> _TASK DESCRIPTION_
Each entry below is to be written out exactly, and the pictures are to be left out.

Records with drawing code
-- begin --
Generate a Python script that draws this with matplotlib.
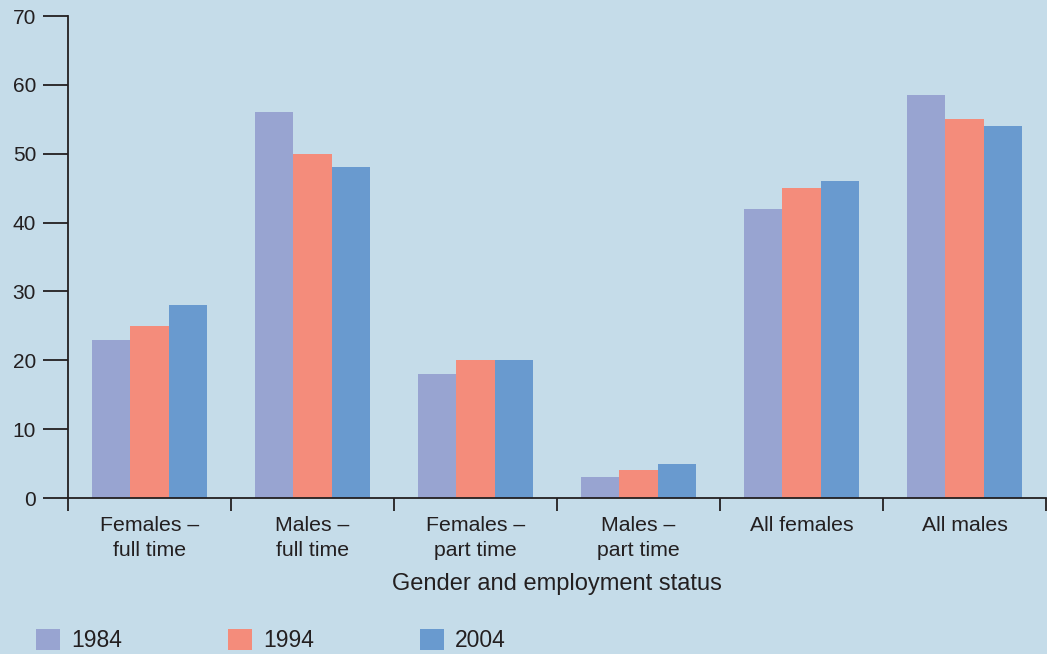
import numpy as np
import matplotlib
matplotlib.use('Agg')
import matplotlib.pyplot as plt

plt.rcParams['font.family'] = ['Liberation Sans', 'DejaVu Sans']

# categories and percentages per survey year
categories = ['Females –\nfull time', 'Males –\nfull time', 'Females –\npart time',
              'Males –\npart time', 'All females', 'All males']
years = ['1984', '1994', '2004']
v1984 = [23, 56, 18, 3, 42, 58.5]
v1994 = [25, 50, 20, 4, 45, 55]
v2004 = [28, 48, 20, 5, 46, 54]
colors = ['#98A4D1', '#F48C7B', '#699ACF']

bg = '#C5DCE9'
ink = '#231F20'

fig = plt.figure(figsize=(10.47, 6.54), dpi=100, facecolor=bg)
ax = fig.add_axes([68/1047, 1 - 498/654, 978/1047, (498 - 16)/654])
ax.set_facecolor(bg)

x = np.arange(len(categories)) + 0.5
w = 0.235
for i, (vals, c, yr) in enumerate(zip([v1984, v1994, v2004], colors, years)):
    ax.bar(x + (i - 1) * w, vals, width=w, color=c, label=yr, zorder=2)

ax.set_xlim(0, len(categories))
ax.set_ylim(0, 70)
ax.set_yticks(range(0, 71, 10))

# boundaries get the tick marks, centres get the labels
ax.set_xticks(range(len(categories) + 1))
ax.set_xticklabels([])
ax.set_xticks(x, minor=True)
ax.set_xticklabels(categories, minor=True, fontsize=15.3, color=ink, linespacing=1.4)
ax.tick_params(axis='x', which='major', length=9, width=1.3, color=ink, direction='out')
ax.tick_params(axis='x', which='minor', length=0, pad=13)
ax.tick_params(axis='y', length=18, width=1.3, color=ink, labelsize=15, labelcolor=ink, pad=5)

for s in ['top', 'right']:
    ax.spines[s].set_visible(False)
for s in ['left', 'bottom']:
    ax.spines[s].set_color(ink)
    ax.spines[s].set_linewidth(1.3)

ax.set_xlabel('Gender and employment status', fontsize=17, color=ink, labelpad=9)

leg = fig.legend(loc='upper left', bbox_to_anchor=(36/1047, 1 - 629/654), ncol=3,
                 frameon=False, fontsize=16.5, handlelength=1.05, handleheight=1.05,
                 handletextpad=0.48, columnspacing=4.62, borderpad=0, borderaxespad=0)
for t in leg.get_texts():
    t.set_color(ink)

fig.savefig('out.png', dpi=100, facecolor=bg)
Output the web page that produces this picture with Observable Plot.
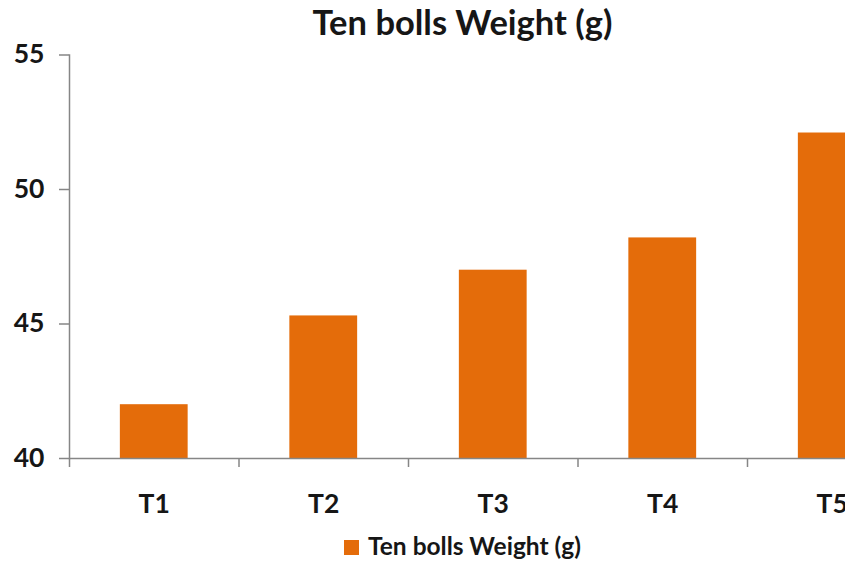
-- end --
> _TASK OUTPUT_
Generate a Python script that draws this with matplotlib.
import numpy as np
import matplotlib
matplotlib.use('Agg')
import matplotlib.pyplot as plt

plt.rcParams['font.family'] = ['Liberation Sans', 'DejaVu Sans']

# categories and percentages per survey year
categories = ['Females –\nfull time', 'Males –\nfull time', 'Females –\npart time',
              'Males –\npart time', 'All females', 'All males']
years = ['1984', '1994', '2004']
v1984 = [23, 56, 18, 3, 42, 58.5]
v1994 = [25, 50, 20, 4, 45, 55]
v2004 = [28, 48, 20, 5, 46, 54]
colors = ['#98A4D1', '#F48C7B', '#699ACF']

bg = '#C5DCE9'
ink = '#231F20'

fig = plt.figure(figsize=(10.47, 6.54), dpi=100, facecolor=bg)
ax = fig.add_axes([68/1047, 1 - 498/654, 978/1047, (498 - 16)/654])
ax.set_facecolor(bg)

x = np.arange(len(categories)) + 0.5
w = 0.235
for i, (vals, c, yr) in enumerate(zip([v1984, v1994, v2004], colors, years)):
    ax.bar(x + (i - 1) * w, vals, width=w, color=c, label=yr, zorder=2)

ax.set_xlim(0, len(categories))
ax.set_ylim(0, 70)
ax.set_yticks(range(0, 71, 10))

# boundaries get the tick marks, centres get the labels
ax.set_xticks(range(len(categories) + 1))
ax.set_xticklabels([])
ax.set_xticks(x, minor=True)
ax.set_xticklabels(categories, minor=True, fontsize=15.3, color=ink, linespacing=1.4)
ax.tick_params(axis='x', which='major', length=9, width=1.3, color=ink, direction='out')
ax.tick_params(axis='x', which='minor', length=0, pad=13)
ax.tick_params(axis='y', length=18, width=1.3, color=ink, labelsize=15, labelcolor=ink, pad=5)

for s in ['top', 'right']:
    ax.spines[s].set_visible(False)
for s in ['left', 'bottom']:
    ax.spines[s].set_color(ink)
    ax.spines[s].set_linewidth(1.3)

ax.set_xlabel('Gender and employment status', fontsize=17, color=ink, labelpad=9)

leg = fig.legend(loc='upper left', bbox_to_anchor=(36/1047, 1 - 629/654), ncol=3,
                 frameon=False, fontsize=16.5, handlelength=1.05, handleheight=1.05,
                 handletextpad=0.48, columnspacing=4.62, borderpad=0, borderaxespad=0)
for t in leg.get_texts():
    t.set_color(ink)

fig.savefig('out.png', dpi=100, facecolor=bg)
Output the web page that produces this picture with Observable Plot.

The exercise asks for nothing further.